An epidermal inclusion cyst or EIC is a benign soft tissue cyst derived from implanted epidermal cells into the dermis. A more general term is epidermoid cyst. The classic epidermal inclusion cyst is due to traumatic implantation of epidermal cells with a characteristic pore or punctum. The pore is usually attached and communicates with the cyst forming a cheesy, caseating material that can sometimes be expressed on deep palpation. This material is the result of inflammation in part mediated by the horny material contained in epidermoid cysts which contain polymorphonucleocytes. 

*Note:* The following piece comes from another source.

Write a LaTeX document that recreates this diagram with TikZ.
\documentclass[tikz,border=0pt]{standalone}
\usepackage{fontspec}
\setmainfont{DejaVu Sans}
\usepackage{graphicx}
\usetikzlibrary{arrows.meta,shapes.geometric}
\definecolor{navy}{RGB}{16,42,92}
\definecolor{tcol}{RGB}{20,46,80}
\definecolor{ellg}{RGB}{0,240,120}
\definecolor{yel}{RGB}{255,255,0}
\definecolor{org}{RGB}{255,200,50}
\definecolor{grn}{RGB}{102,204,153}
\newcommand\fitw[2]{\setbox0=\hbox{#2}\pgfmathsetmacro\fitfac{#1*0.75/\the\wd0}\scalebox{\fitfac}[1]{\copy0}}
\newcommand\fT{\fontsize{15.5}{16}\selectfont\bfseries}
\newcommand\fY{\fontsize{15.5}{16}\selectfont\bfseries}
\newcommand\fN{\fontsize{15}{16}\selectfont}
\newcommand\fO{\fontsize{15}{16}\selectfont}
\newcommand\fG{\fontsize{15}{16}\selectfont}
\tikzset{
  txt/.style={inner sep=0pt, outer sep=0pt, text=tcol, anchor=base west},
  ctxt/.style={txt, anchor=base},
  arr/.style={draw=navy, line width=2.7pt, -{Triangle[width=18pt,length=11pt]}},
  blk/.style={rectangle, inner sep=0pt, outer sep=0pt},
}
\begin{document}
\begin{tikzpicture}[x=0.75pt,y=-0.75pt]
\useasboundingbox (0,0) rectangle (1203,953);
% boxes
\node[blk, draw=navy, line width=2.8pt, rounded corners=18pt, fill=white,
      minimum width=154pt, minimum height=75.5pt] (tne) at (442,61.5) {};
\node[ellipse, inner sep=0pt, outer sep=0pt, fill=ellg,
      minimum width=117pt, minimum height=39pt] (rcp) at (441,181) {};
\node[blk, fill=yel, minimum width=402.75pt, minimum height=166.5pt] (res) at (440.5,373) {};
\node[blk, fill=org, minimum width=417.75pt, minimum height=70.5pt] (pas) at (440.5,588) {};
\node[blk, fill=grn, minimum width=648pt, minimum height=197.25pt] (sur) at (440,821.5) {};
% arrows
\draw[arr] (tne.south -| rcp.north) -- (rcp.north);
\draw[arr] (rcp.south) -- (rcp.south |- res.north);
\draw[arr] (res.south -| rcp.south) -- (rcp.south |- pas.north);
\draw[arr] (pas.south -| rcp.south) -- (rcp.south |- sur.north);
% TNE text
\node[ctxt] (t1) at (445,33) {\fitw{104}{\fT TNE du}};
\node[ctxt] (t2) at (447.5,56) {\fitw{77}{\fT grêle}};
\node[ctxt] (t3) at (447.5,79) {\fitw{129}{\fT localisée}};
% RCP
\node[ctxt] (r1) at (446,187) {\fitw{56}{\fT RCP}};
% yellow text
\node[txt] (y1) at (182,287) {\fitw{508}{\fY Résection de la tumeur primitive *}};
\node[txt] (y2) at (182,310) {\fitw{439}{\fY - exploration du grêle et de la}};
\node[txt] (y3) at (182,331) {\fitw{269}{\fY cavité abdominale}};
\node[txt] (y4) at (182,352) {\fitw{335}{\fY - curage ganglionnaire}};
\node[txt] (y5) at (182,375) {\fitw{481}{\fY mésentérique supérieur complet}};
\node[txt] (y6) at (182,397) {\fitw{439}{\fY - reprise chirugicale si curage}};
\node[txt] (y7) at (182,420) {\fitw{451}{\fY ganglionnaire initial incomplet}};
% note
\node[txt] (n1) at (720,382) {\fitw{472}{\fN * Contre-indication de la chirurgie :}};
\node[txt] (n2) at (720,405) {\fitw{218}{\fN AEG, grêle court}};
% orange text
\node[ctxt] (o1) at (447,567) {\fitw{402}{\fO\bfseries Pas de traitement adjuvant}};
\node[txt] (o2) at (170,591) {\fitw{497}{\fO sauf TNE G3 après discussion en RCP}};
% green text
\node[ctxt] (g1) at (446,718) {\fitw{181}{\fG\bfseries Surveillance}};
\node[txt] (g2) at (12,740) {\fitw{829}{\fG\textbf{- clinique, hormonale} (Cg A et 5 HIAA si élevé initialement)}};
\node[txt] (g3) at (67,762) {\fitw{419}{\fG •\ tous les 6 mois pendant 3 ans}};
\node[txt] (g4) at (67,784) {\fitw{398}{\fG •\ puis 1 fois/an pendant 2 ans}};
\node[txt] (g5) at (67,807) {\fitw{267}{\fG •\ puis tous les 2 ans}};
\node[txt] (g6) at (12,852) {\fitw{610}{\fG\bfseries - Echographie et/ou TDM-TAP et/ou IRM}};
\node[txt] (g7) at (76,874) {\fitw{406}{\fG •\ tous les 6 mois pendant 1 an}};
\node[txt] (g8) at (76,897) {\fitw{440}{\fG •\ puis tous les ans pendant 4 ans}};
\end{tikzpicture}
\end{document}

In this case, there was no central pore, which made the diagnosis more difficult. It appears that repetitive tissue trauma and inflammation played an important role in the formation of this cyst. The patient was quit active and involved in many sports that caused repetitive forefoot injury. Other causes of the cyst may include occlusion of the pilosebaceous unit, eccrine duct occlusion, HPV infection or surgical implantation of epidermis. It can also be caused by sequestration of epidermal rests in embryonic life. 
The histologic findings in all epidermoid cysts are consistent of a keratin-containing cyst concentrically laminated with condensed keratin lined by stratified squamous epithelium.
The choices for this photo quiz included subcutaneous epithelioma, adventitial bursa, ganglion cyst, sebaceous cyst, giant cell tumor, schwannoma and histiocytoma.
Adventitial bursae, ganglion cyst, and shwannoma could be immediately ruled out. These structures do not contain epidermis or keratin histologically. The giant cell tumor can also be ruled out. A giant cell tumor is a tumor of bone caused by the proliferation of multinucleated giant cells. 
Epitheliomas are by definition confined to the epidermis. A common epiethioma is basal cell carcinoma. A ‘subcutaneous’ epithelioma is a rare lesion that usually ulcerates or calcifies within the subcutaneous tissue. A histiocytoma is a common benign skin tumor in young dogs.